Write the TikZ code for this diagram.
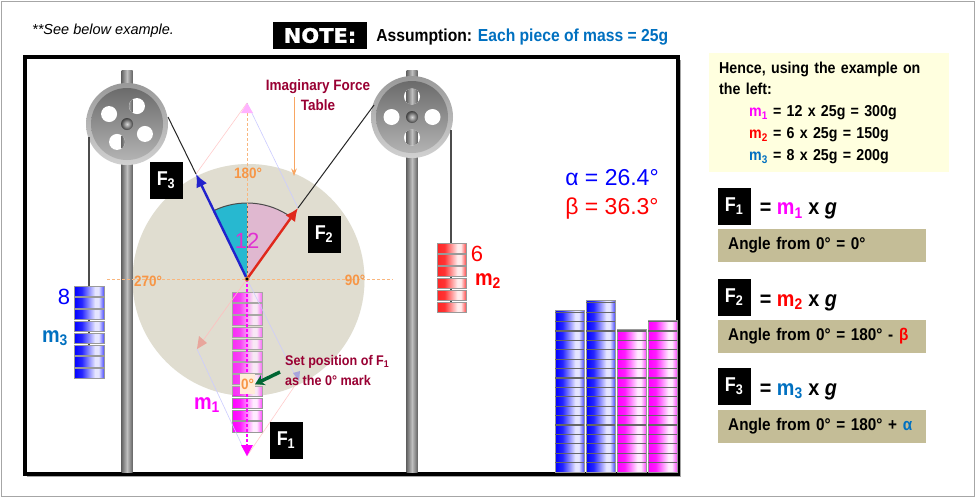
\documentclass[tikz,border=0pt]{standalone}
\usepackage{fontspec}
\setmainfont[FakeStretch=0.9]{Liberation Sans}
\newfontfamily\plainfont{Liberation Sans}
\newfontfamily\notefont[FakeBold=1.5,FakeStretch=1.05]{DejaVu Sans}
\usepackage{xcolor}
\usetikzlibrary{arrows.meta, calc, positioning}

\definecolor{deepblue}{HTML}{0070C0}
\definecolor{maroonlbl}{HTML}{990033}
\definecolor{orangelbl}{HTML}{F79646}
\definecolor{tablegrey}{HTML}{E0DDD0}
\definecolor{panelyellow}{HTML}{FFFFDF}
\definecolor{paneltan}{HTML}{C4BD97}
\definecolor{sectorteal}{HTML}{27B8D0}
\definecolor{sectorpink}{HTML}{E0B8D0}
\definecolor{arrowblue}{HTML}{2222CC}
\definecolor{arrowred}{HTML}{E0281C}
\definecolor{magentalbl}{HTML}{FF00FF}
\definecolor{countpink}{HTML}{E030D0}
\definecolor{markgreen}{HTML}{006633}

\pgfdeclarehorizontalshading{pieceblue}{100bp}{color(0bp)=(blue);color(25bp)=(blue);color(38bp)=(blue!85);color(60bp)=(blue!10);color(66bp)=(blue!10);color(75bp)=(blue!70);color(100bp)=(blue!70)}
\pgfdeclarehorizontalshading{piecered}{100bp}{color(0bp)=(red);color(25bp)=(red!85);color(38bp)=(red!80);color(60bp)=(red!8);color(66bp)=(red!8);color(75bp)=(red!70);color(100bp)=(red!70)}
\pgfdeclarehorizontalshading{piecemag}{100bp}{color(0bp)=(magentalbl);color(25bp)=(magentalbl);color(38bp)=(magentalbl!90);color(60bp)=(magentalbl!8);color(66bp)=(magentalbl!8);color(75bp)=(magentalbl!70);color(100bp)=(magentalbl!70)}
\pgfdeclarehorizontalshading{postshade}{100bp}{color(0bp)=(black!60);color(25bp)=(black!60);color(50bp)=(black!25);color(75bp)=(black!60);color(100bp)=(black!60)}

\begin{document}
\begin{tikzpicture}[x=1pt,y=-1pt,
        tag/.style={fill=black, text=white, font=\fontsize{20}{22}\selectfont\bfseries, minimum width=33pt, minimum height=37pt, inner sep=0pt},
        tanbar/.style={fill=paneltan, text=black, font=\fontsize{17}{20}\selectfont\bfseries, anchor=west, minimum height=33pt, text width=188pt, inner xsep=10pt, inner ysep=0pt},
        equation/.style={font=\fontsize{22}{24}\selectfont\bfseries, inner sep=0pt, yshift=-5pt},
        toplabel/.style={font=\fontsize{15}{20}\selectfont\bfseries, text=maroonlbl, align=center, inner sep=0pt},
        degree/.style={font=\fontsize{15}{16}\selectfont\bfseries, text=orangelbl, inner sep=0pt},
        stacklabel/.style={font=\fontsize{22}{24}\selectfont\bfseries, inner sep=0pt},
        countlabel/.style={font=\plainfont\fontsize{22}{24}\selectfont, inner sep=0pt},
        piece/.style={draw=black!40, line width=0.8pt, shade, shading=#1},
        rope/.style={draw=black!70, line width=1.3pt},
        guide/.style={line width=0.6pt},
        force/.style={line width=2.4pt, -{Latex[length=13pt,width=12pt]}},
        >=Stealth]
    \useasboundingbox (0,0) rectangle (976,498);

    % page and frame
    \draw[black!35, line width=1pt] (1,1) rectangle (974,496);
    \fill[black!35] (27,60) rectangle (681,477);
    \draw[fill=white, draw=black, line width=4pt] (24.5,56.5) rectangle (678,474);

    \coordinate (center) at (247,279);
    \coordinate (tablemid) at (248.5,280);
    \coordinate (tipone) at (247,456);
    \coordinate (tiptwo) at (298,208);
    \coordinate (tipthree) at (196,174);
    \coordinate (apex) at (247,103);
    \coordinate (backtwo) at (197,349);
    \coordinate (backthree) at (298,381);

    % table
    \fill[tablegrey] (tablemid) circle (116);

    % mass 1 stack
    \foreach \i in {0,...,11}
        \path[piece=piecemag] (232,292+11.8*\i) rectangle (262,302.2+11.8*\i);
    \fill[tablegrey, fill opacity=0.2] (tablemid) circle (116);

    % sector
    \fill[sectorteal] (center) -- ++(-90:76) arc (-90:-116:76) -- cycle;
    \fill[sectorpink] (center) -- ++(-90:76) arc (-90:-54:76) -- cycle;
    \draw[black!70, line width=1pt] (center) ++(-116:76) arc (-116:-54:76);
    \draw[black!60, densely dashed, line width=0.6pt] (center) -- ++(0,-76);

    % posts and pulleys
    \foreach \px/\py/\rot in {127/124/29, 412/117/0} {
        \path[shade, shading=postshade] (\px-5.5,70) rectangle (\px+5.5,472);
        \shade[top color=black!40, bottom color=black!18] (\px,\py) circle (41);
        \shade[top color=black!58, bottom color=black!30] (\px,\py) circle (36);
        \foreach \a in {0,90,180,270} {
            \fill[white] ($(\px,\py)+(\a+\rot:20.5)$) circle (8);
            \begin{scope}
                \clip ($(\px,\py)+(\a+\rot:20.5)$) circle (8);
                \path[shade, shading=postshade] (\px-5.5,70) rectangle (\px+5.5,472);
            \end{scope}
        }
        \shade[inner color=black!15, outer color=black!75] (\px,\py) circle (6);
    }

    % guide lines and ghost forces
    \draw[orangelbl!70, densely dashed, line width=1pt] (107,279) -- (393,279);
    \draw[orangelbl!70, densely dashed, line width=1pt] (apex) -- (center);
    \draw[red!20, guide] (tipthree) -- (apex);
    \draw[blue!20, guide] (apex) -- (tiptwo);
    \draw[red!25, guide] (center) -- (backtwo);
    \draw[blue!20, guide] (center) -- (backthree);
    \draw[blue!20, guide] (backtwo) -- (tipone);
    \draw[red!20, guide] (backthree) -- (tipone);
    \fill[magentalbl!30] (apex) -- ++(-6,10) -- ++(12,0) -- cycle;
    \fill[red!25!tablegrey] (backtwo) -- ++(10,-6) -- ++(-8,-7) -- cycle;
    \fill[blue!25!tablegrey] (backthree) ++(-5,-8) -- ++(7,-2) -- ++(-1,10) -- cycle;

    % strings
    \draw[rope, black!85, line width=1pt] (tipthree) -- (168,117);
    \draw[rope, black!85, line width=1pt] (tiptwo) -- (374,105);
    \draw[rope] (89,137) -- (89,286);
    \draw[rope] (451,130) -- (451,243);

    % force arrows
    \draw[force, arrowblue] (center) -- (tipthree);
    \draw[force, arrowred] (center) -- (tiptwo);
    \draw[magentalbl, densely dashed, line width=1.5pt] (center) -- (247,445);
    \fill[magentalbl] (tipone) -- ++(-6,-11) -- ++(12,0) -- cycle;
    \fill[black] (center) circle (2);
    \draw[orangelbl, line width=0.7pt] (center) circle (2);

    % stacks on the pulleys
    \draw[rope] (89,286) -- (89,378);
    \foreach \i in {0,...,7}
        \path[piece=pieceblue] (74,286+11.8*\i) rectangle (104,296.2+11.8*\i);
    \draw[rope] (451,243) -- (451,310);
    \foreach \i in {0,...,5}
        \path[piece=piecered] (437,243+11.8*\i) rectangle (466,253.2+11.8*\i);

    % spare bars
    \foreach \bx/\btop/\bcount/\bshade in {555/310/17/pieceblue, 586/300/18/pieceblue, 617/329/15/piecemag, 648/320/16/piecemag} {
        \path[piece=\bshade] (\bx,\btop) rectangle (\bx+29,472);
        \foreach \j in {1,...,\bcount}
            \draw[black!60, line width=1.3pt] (\bx,472-9.4*\j) -- (\bx+29,472-9.4*\j);
    }

    % labels on the picture
    \node[tag] (fthree) at (166,180) {F\textsubscript{3}};
    \node[tag] (ftwo) at (324,234) {F\textsubscript{2}};
    \node[tag] (fone) at (286,440) {F\textsubscript{1}};
    \node[degree] (degtop) at (248,173) {180°};
    \node[degree] (degleft) at (148,281) {270°};
    \node[degree] (degright) at (355,280) {90°};
    \node[degree, fill=orange!15, minimum width=15pt, minimum height=20pt] (degzero) at (247.5,384) {0°};
    \node[countlabel, text=countpink] (countone) at (247,241) {12};
    \node[countlabel, text=red] (counttwo) at (477,254) {6};
    \node[countlabel, text=blue] (countthree) at (64,297) {8};
    \node[stacklabel, text=magentalbl] (massone) at (207,405) {m\textsubscript{1}};
    \node[stacklabel, text=red] (masstwo) at (488,281) {m\textsubscript{2}};
    \node[stacklabel, text=deepblue] (massthree) at (55,338) {m\textsubscript{3}};

    \node[toplabel] (tablelbl) at (318,95) {Imaginary Force\\Table};
    \coordinate (tablefrom) at (294,97);
    \coordinate (tableto) at (294,176);
    \draw[orangelbl!85, line width=1pt, ->] (tablefrom) -- (tableto);
    \node[toplabel, font=\fontsize{14}{20}\selectfont\bfseries, align=left, anchor=west] (setlbl) at (285,370) {Set position of F\textsubscript{1}\\as the 0° mark};
    \coordinate (markfrom) at (280,372);
    \draw[markgreen, line width=3.5pt, -{Stealth[length=9pt,width=11pt]}] (markfrom) -- (degzero.east);

    \node[font=\plainfont\fontsize{23}{24}\selectfont, text=blue, inner sep=0pt] (alphalbl) at (612,178) {α = 26.4°};
    \node[font=\plainfont\fontsize{23}{24}\selectfont, text=red, inner sep=0pt] (betalbl) at (612,209) {β = 36.3°};

    % header
    \node[font=\plainfont\itshape\fontsize{14.5}{16}\selectfont, anchor=west, inner sep=0pt] (seelbl) at (32,31) {**See below example.};
    \node[fill=black, text=white, font=\notefont\fontsize{20}{22}\selectfont\bfseries, minimum width=94pt, minimum height=27pt, inner sep=0pt] (note) at (320,35.5) {NOTE:};
    \node[font=\fontsize{17.4}{20}\selectfont\bfseries, anchor=west, inner sep=0pt, right=9pt of note, yshift=-2pt] (assume) {Assumption: \textcolor{deepblue}{Each piece of mass = 25g}};

    % right panel
    \node[fill=panelyellow, anchor=north west, minimum width=240pt, minimum height=119pt, text width=220pt, inner xsep=10pt, inner ysep=0pt, align=left,
          font=\fontsize{15.8}{21.8}\selectfont\bfseries] (hence) at (709,53) {%
        Hence, using the example on\\the left:\\
        \hspace*{30pt}\textcolor{magentalbl}{m\textsubscript{1}} = 12 x 25g = 300g\\
        \hspace*{30pt}\textcolor{red}{m\textsubscript{2}} = 6 x 25g = 150g\\
        \hspace*{30pt}\textcolor{deepblue}{m\textsubscript{3}} = 8 x 25g = 200g};

    \node[tag] (panelone) at (734,206) {F\textsubscript{1}};
    \node[equation, right=9pt of panelone] (eqone) {= \textcolor{magentalbl}{m\textsubscript{1}} x \textit{g}};
    \node[tanbar] (angleone) at (718,245) {Angle from 0° = 0°};

    \node[tag] (paneltwo) at (734,297.5) {F\textsubscript{2}};
    \node[equation, right=9pt of paneltwo] (eqtwo) {= \textcolor{red}{m\textsubscript{2}} x \textit{g}};
    \node[tanbar] (angletwo) at (718,336.5) {Angle from 0° = 180° - \textcolor{red}{β}};

    \node[tag] (panelthree) at (734,386.5) {F\textsubscript{3}};
    \node[equation, right=9pt of panelthree] (eqthree) {= \textcolor{deepblue}{m\textsubscript{3}} x \textit{g}};
    \node[tanbar] (anglethree) at (718,426) {Angle from 0° = 180° + \textcolor{deepblue}{α}};
\end{tikzpicture}
\end{document}
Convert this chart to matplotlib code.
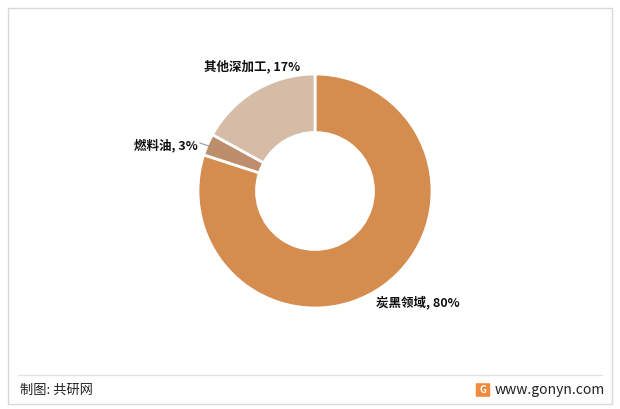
import matplotlib

matplotlib.use("Agg")
import matplotlib.pyplot as plt
from matplotlib.patches import Rectangle, FancyBboxPatch

plt.rcParams["font.family"] = ["Noto Sans CJK SC", "DejaVu Sans"]

labels = ["炭黑领域", "燃料油", "其他深加工"]
shares = [80, 3, 17]
colors = ["#D48C4F", "#BE8E6C", "#D6BCA6"]

W, H = 620, 409
fig = plt.figure(figsize=(W / 100, H / 100), dpi=100)

# outer frame and footer separator
fig.add_artist(Rectangle((8 / W, 5 / H), 604 / W, 396 / H, transform=fig.transFigure,
                         fill=False, edgecolor="#D9D9D9", linewidth=1.0))
fig.add_artist(plt.Line2D([18 / W, 602 / W], [1 - 375 / H, 1 - 375 / H],
                          transform=fig.transFigure, color="#E3E3E3", linewidth=1.0))

# donut axes: centre (315, 191), outer radius ~117 px
r = 117
cx, cy = 315, 191
ax = fig.add_axes([(cx - r) / W, 1 - (cy + r) / H, 2 * r / W, 2 * r / H])
wedges, _ = ax.pie(shares, colors=colors, startangle=90, counterclock=False,
                   radius=1.0, wedgeprops=dict(width=0.5, edgecolor="white", linewidth=2))
ax.set_xlim(-1, 1)
ax.set_ylim(-1, 1)
ax.set_aspect("equal")
ax.axis("off")


def px(x, y):
    return x / W, 1 - y / H


tk = dict(transform=fig.transFigure, fontsize=9, fontweight="bold", color="#111111", va="center")
fig.text(*px(204, 67), f"{labels[2]}, {shares[2]}%", ha="left", **tk)
fig.text(*px(134, 145), f"{labels[1]}, {shares[1]}%", ha="left", **tk)
fig.text(*px(376, 302), f"{labels[0]}, {shares[0]}%", ha="left", **tk)
# leader line for the small slice
fig.add_artist(plt.Line2D([200 / W, 212 / W], [1 - 143 / H, 1 - 147 / H],
                          transform=fig.transFigure, color="#999999", linewidth=0.8))

# footer
fig.text(*px(20, 390), "制图: 共研网", fontsize=9.5, color="#222222", ha="left", va="center",
         transform=fig.transFigure)
fig.text(*px(605, 390), "www.gonyn.com", fontsize=10, color="#222222", ha="right", va="center",
         transform=fig.transFigure)
fig.add_artist(FancyBboxPatch((477 / W, 1 - 396 / H), 12 / W, 12 / H, transform=fig.transFigure,
                              boxstyle="round,pad=0.002", facecolor="#F08A3C", edgecolor="none"))
fig.text(*px(483, 390), "G", fontsize=7, fontweight="bold", color="white", ha="center",
         va="center", transform=fig.transFigure)

fig.savefig("out.png", dpi=100, facecolor="white")
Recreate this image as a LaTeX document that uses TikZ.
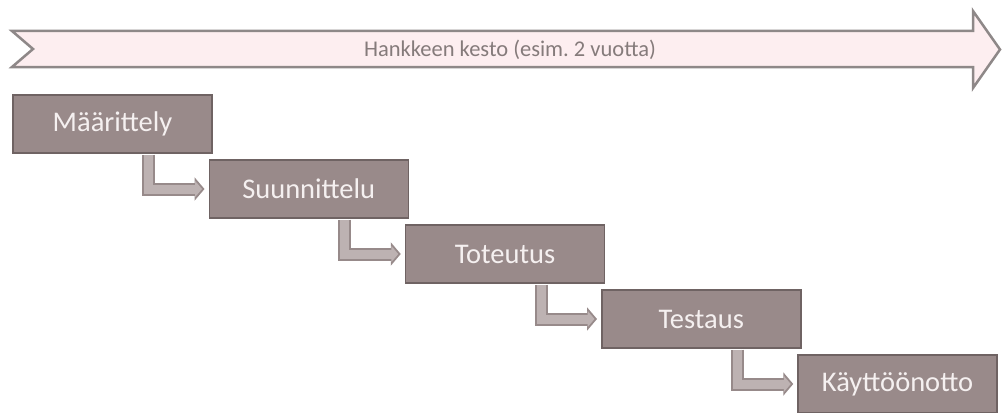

**WRITTEN INSTRUCTION**:
Restate word for word the lines that begin at the one with "Convert this chart to matplotlib code." and end at the one with "return x / W, 1 - y / H", including both, and leave every picture aside.

**EXERCISE OUTPUT**:
Convert this chart to matplotlib code.
import matplotlib

matplotlib.use("Agg")
import matplotlib.pyplot as plt
from matplotlib.patches import Rectangle, FancyBboxPatch

plt.rcParams["font.family"] = ["Noto Sans CJK SC", "DejaVu Sans"]

labels = ["炭黑领域", "燃料油", "其他深加工"]
shares = [80, 3, 17]
colors = ["#D48C4F", "#BE8E6C", "#D6BCA6"]

W, H = 620, 409
fig = plt.figure(figsize=(W / 100, H / 100), dpi=100)

# outer frame and footer separator
fig.add_artist(Rectangle((8 / W, 5 / H), 604 / W, 396 / H, transform=fig.transFigure,
                         fill=False, edgecolor="#D9D9D9", linewidth=1.0))
fig.add_artist(plt.Line2D([18 / W, 602 / W], [1 - 375 / H, 1 - 375 / H],
                          transform=fig.transFigure, color="#E3E3E3", linewidth=1.0))

# donut axes: centre (315, 191), outer radius ~117 px
r = 117
cx, cy = 315, 191
ax = fig.add_axes([(cx - r) / W, 1 - (cy + r) / H, 2 * r / W, 2 * r / H])
wedges, _ = ax.pie(shares, colors=colors, startangle=90, counterclock=False,
                   radius=1.0, wedgeprops=dict(width=0.5, edgecolor="white", linewidth=2))
ax.set_xlim(-1, 1)
ax.set_ylim(-1, 1)
ax.set_aspect("equal")
ax.axis("off")


def px(x, y):
    return x / W, 1 - y / H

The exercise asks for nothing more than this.